— Start DATA BLOCK —
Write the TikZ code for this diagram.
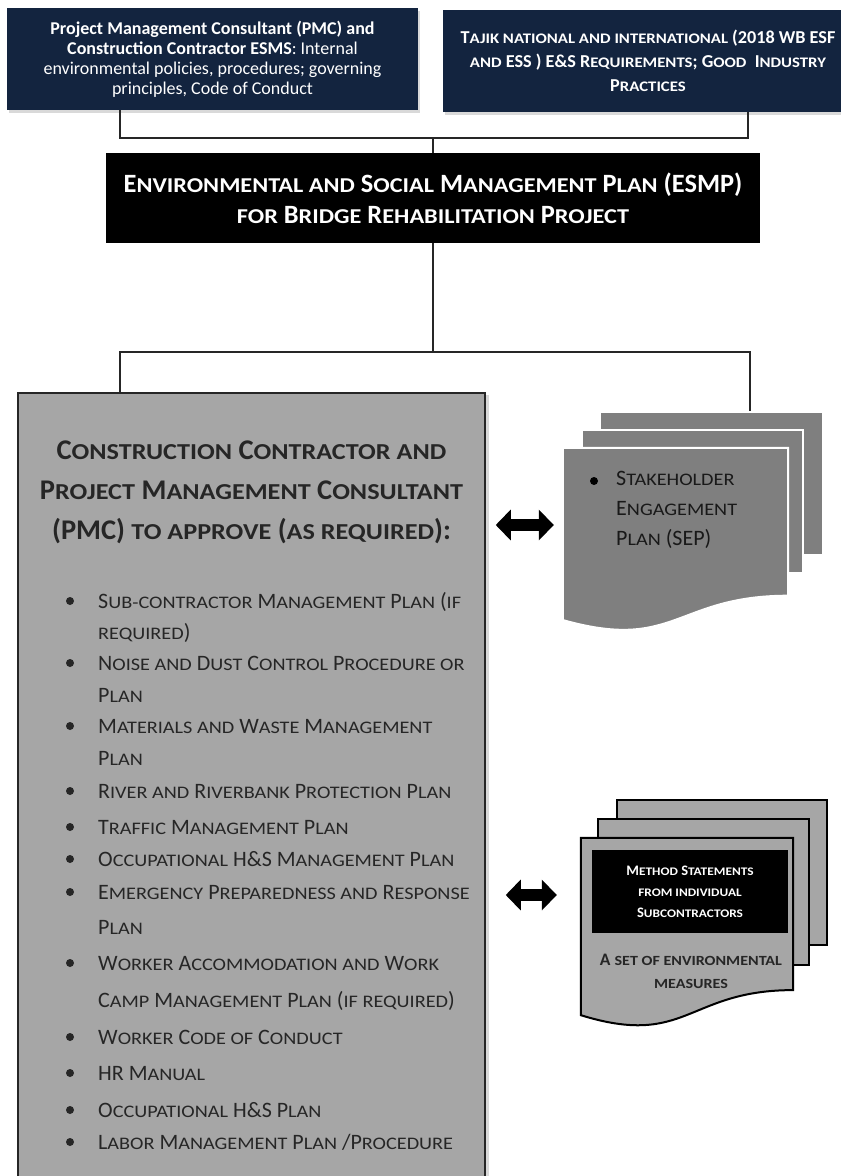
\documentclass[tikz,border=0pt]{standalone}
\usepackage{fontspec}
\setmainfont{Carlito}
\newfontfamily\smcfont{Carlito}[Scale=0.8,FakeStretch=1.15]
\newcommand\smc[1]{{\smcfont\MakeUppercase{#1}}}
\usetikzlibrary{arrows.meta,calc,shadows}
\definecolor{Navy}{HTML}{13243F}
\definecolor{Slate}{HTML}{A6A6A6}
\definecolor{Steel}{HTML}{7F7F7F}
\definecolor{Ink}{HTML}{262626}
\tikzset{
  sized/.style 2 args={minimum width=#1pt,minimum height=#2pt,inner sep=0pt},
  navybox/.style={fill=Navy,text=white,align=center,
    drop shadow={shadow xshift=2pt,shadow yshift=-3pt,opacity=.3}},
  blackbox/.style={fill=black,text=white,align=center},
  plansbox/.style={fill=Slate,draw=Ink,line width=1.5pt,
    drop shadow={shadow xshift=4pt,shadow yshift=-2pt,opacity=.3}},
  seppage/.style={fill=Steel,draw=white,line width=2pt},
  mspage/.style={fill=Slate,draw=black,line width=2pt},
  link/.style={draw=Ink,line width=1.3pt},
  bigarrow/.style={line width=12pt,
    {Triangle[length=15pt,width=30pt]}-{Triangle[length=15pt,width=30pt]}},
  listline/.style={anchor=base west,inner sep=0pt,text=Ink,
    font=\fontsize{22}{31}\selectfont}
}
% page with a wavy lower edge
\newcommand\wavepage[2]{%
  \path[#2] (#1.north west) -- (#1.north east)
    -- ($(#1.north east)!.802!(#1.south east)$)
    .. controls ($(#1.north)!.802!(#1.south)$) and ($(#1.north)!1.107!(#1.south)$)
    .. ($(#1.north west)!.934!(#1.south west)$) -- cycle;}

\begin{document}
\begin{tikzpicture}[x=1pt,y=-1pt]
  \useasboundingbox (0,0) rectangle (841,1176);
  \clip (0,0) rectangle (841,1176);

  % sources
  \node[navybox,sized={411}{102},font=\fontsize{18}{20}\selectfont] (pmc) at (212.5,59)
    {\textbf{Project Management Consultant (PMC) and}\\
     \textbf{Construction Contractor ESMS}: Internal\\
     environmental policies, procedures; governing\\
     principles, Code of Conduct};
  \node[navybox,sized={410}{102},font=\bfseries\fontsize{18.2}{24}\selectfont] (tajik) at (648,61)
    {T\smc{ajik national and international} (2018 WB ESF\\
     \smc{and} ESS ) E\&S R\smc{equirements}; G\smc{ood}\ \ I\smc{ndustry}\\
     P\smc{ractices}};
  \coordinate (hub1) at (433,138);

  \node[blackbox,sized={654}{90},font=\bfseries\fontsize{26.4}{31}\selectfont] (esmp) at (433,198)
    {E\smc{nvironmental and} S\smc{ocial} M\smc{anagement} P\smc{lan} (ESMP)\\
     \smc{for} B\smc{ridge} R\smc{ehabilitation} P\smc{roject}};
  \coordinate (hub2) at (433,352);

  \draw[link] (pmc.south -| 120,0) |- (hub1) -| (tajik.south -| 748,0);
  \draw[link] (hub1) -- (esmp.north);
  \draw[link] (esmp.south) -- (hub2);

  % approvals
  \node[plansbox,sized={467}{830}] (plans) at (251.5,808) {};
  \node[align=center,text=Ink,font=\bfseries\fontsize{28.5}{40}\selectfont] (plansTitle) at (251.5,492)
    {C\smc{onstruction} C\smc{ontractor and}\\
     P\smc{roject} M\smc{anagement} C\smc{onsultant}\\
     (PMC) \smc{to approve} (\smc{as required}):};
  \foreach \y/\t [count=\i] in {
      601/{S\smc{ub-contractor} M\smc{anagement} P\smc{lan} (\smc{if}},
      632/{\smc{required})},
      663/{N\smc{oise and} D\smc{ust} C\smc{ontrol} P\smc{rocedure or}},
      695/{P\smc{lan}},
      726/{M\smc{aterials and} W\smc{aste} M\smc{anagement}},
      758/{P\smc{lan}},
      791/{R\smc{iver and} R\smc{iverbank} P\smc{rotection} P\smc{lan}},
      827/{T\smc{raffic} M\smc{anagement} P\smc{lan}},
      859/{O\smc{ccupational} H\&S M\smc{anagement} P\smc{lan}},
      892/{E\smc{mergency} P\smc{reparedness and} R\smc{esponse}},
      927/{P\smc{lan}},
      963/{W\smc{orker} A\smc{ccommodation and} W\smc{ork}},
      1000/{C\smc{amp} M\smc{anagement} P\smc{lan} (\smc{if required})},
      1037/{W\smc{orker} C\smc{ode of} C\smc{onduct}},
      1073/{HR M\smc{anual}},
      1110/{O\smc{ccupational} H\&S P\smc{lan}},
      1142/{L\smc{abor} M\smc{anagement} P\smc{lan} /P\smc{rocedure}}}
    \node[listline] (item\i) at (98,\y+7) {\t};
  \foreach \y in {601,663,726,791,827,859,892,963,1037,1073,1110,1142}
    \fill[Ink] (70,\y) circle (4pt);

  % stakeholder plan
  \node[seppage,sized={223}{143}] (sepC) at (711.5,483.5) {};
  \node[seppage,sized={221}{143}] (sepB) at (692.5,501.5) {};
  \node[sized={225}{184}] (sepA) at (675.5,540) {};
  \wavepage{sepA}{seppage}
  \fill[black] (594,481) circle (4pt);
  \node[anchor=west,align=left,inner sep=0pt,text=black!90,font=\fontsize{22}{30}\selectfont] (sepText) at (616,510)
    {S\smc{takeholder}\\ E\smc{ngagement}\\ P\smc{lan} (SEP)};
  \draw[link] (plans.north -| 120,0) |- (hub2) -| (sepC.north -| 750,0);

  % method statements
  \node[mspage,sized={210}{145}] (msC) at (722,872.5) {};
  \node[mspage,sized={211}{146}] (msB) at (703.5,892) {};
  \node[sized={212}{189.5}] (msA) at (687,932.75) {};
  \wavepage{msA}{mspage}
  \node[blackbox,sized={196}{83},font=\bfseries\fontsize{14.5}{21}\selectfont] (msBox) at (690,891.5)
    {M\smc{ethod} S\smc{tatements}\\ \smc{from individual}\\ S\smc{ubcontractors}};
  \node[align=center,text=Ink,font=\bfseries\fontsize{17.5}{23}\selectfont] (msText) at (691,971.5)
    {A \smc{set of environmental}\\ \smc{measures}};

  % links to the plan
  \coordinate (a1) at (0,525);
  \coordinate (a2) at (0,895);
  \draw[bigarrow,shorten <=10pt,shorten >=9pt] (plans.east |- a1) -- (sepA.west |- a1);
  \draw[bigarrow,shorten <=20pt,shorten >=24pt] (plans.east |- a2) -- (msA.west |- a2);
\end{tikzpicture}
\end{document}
— End DATA BLOCK —
▶ **SHORT TASK**:
Restate the whole of the material word for word without the pictures.

▶ **CORRECT RESPONSE**:
Write the TikZ code for this diagram.
\documentclass[tikz,border=0pt]{standalone}
\usepackage{fontspec}
\setmainfont{Carlito}
\newfontfamily\smcfont{Carlito}[Scale=0.8,FakeStretch=1.15]
\newcommand\smc[1]{{\smcfont\MakeUppercase{#1}}}
\usetikzlibrary{arrows.meta,calc,shadows}
\definecolor{Navy}{HTML}{13243F}
\definecolor{Slate}{HTML}{A6A6A6}
\definecolor{Steel}{HTML}{7F7F7F}
\definecolor{Ink}{HTML}{262626}
\tikzset{
  sized/.style 2 args={minimum width=#1pt,minimum height=#2pt,inner sep=0pt},
  navybox/.style={fill=Navy,text=white,align=center,
    drop shadow={shadow xshift=2pt,shadow yshift=-3pt,opacity=.3}},
  blackbox/.style={fill=black,text=white,align=center},
  plansbox/.style={fill=Slate,draw=Ink,line width=1.5pt,
    drop shadow={shadow xshift=4pt,shadow yshift=-2pt,opacity=.3}},
  seppage/.style={fill=Steel,draw=white,line width=2pt},
  mspage/.style={fill=Slate,draw=black,line width=2pt},
  link/.style={draw=Ink,line width=1.3pt},
  bigarrow/.style={line width=12pt,
    {Triangle[length=15pt,width=30pt]}-{Triangle[length=15pt,width=30pt]}},
  listline/.style={anchor=base west,inner sep=0pt,text=Ink,
    font=\fontsize{22}{31}\selectfont}
}
% page with a wavy lower edge
\newcommand\wavepage[2]{%
  \path[#2] (#1.north west) -- (#1.north east)
    -- ($(#1.north east)!.802!(#1.south east)$)
    .. controls ($(#1.north)!.802!(#1.south)$) and ($(#1.north)!1.107!(#1.south)$)
    .. ($(#1.north west)!.934!(#1.south west)$) -- cycle;}

\begin{document}
\begin{tikzpicture}[x=1pt,y=-1pt]
  \useasboundingbox (0,0) rectangle (841,1176);
  \clip (0,0) rectangle (841,1176);

  % sources
  \node[navybox,sized={411}{102},font=\fontsize{18}{20}\selectfont] (pmc) at (212.5,59)
    {\textbf{Project Management Consultant (PMC) and}\\
     \textbf{Construction Contractor ESMS}: Internal\\
     environmental policies, procedures; governing\\
     principles, Code of Conduct};
  \node[navybox,sized={410}{102},font=\bfseries\fontsize{18.2}{24}\selectfont] (tajik) at (648,61)
    {T\smc{ajik national and international} (2018 WB ESF\\
     \smc{and} ESS ) E\&S R\smc{equirements}; G\smc{ood}\ \ I\smc{ndustry}\\
     P\smc{ractices}};
  \coordinate (hub1) at (433,138);

  \node[blackbox,sized={654}{90},font=\bfseries\fontsize{26.4}{31}\selectfont] (esmp) at (433,198)
    {E\smc{nvironmental and} S\smc{ocial} M\smc{anagement} P\smc{lan} (ESMP)\\
     \smc{for} B\smc{ridge} R\smc{ehabilitation} P\smc{roject}};
  \coordinate (hub2) at (433,352);

  \draw[link] (pmc.south -| 120,0) |- (hub1) -| (tajik.south -| 748,0);
  \draw[link] (hub1) -- (esmp.north);
  \draw[link] (esmp.south) -- (hub2);

  % approvals
  \node[plansbox,sized={467}{830}] (plans) at (251.5,808) {};
  \node[align=center,text=Ink,font=\bfseries\fontsize{28.5}{40}\selectfont] (plansTitle) at (251.5,492)
    {C\smc{onstruction} C\smc{ontractor and}\\
     P\smc{roject} M\smc{anagement} C\smc{onsultant}\\
     (PMC) \smc{to approve} (\smc{as required}):};
  \foreach \y/\t [count=\i] in {
      601/{S\smc{ub-contractor} M\smc{anagement} P\smc{lan} (\smc{if}},
      632/{\smc{required})},
      663/{N\smc{oise and} D\smc{ust} C\smc{ontrol} P\smc{rocedure or}},
      695/{P\smc{lan}},
      726/{M\smc{aterials and} W\smc{aste} M\smc{anagement}},
      758/{P\smc{lan}},
      791/{R\smc{iver and} R\smc{iverbank} P\smc{rotection} P\smc{lan}},
      827/{T\smc{raffic} M\smc{anagement} P\smc{lan}},
      859/{O\smc{ccupational} H\&S M\smc{anagement} P\smc{lan}},
      892/{E\smc{mergency} P\smc{reparedness and} R\smc{esponse}},
      927/{P\smc{lan}},
      963/{W\smc{orker} A\smc{ccommodation and} W\smc{ork}},
      1000/{C\smc{amp} M\smc{anagement} P\smc{lan} (\smc{if required})},
      1037/{W\smc{orker} C\smc{ode of} C\smc{onduct}},
      1073/{HR M\smc{anual}},
      1110/{O\smc{ccupational} H\&S P\smc{lan}},
      1142/{L\smc{abor} M\smc{anagement} P\smc{lan} /P\smc{rocedure}}}
    \node[listline] (item\i) at (98,\y+7) {\t};
  \foreach \y in {601,663,726,791,827,859,892,963,1037,1073,1110,1142}
    \fill[Ink] (70,\y) circle (4pt);

  % stakeholder plan
  \node[seppage,sized={223}{143}] (sepC) at (711.5,483.5) {};
  \node[seppage,sized={221}{143}] (sepB) at (692.5,501.5) {};
  \node[sized={225}{184}] (sepA) at (675.5,540) {};
  \wavepage{sepA}{seppage}
  \fill[black] (594,481) circle (4pt);
  \node[anchor=west,align=left,inner sep=0pt,text=black!90,font=\fontsize{22}{30}\selectfont] (sepText) at (616,510)
    {S\smc{takeholder}\\ E\smc{ngagement}\\ P\smc{lan} (SEP)};
  \draw[link] (plans.north -| 120,0) |- (hub2) -| (sepC.north -| 750,0);

  % method statements
  \node[mspage,sized={210}{145}] (msC) at (722,872.5) {};
  \node[mspage,sized={211}{146}] (msB) at (703.5,892) {};
  \node[sized={212}{189.5}] (msA) at (687,932.75) {};
  \wavepage{msA}{mspage}
  \node[blackbox,sized={196}{83},font=\bfseries\fontsize{14.5}{21}\selectfont] (msBox) at (690,891.5)
    {M\smc{ethod} S\smc{tatements}\\ \smc{from individual}\\ S\smc{ubcontractors}};
  \node[align=center,text=Ink,font=\bfseries\fontsize{17.5}{23}\selectfont] (msText) at (691,971.5)
    {A \smc{set of environmental}\\ \smc{measures}};

  % links to the plan
  \coordinate (a1) at (0,525);
  \coordinate (a2) at (0,895);
  \draw[bigarrow,shorten <=10pt,shorten >=9pt] (plans.east |- a1) -- (sepA.west |- a1);
  \draw[bigarrow,shorten <=20pt,shorten >=24pt] (plans.east |- a2) -- (msA.west |- a2);
\end{tikzpicture}
\end{document}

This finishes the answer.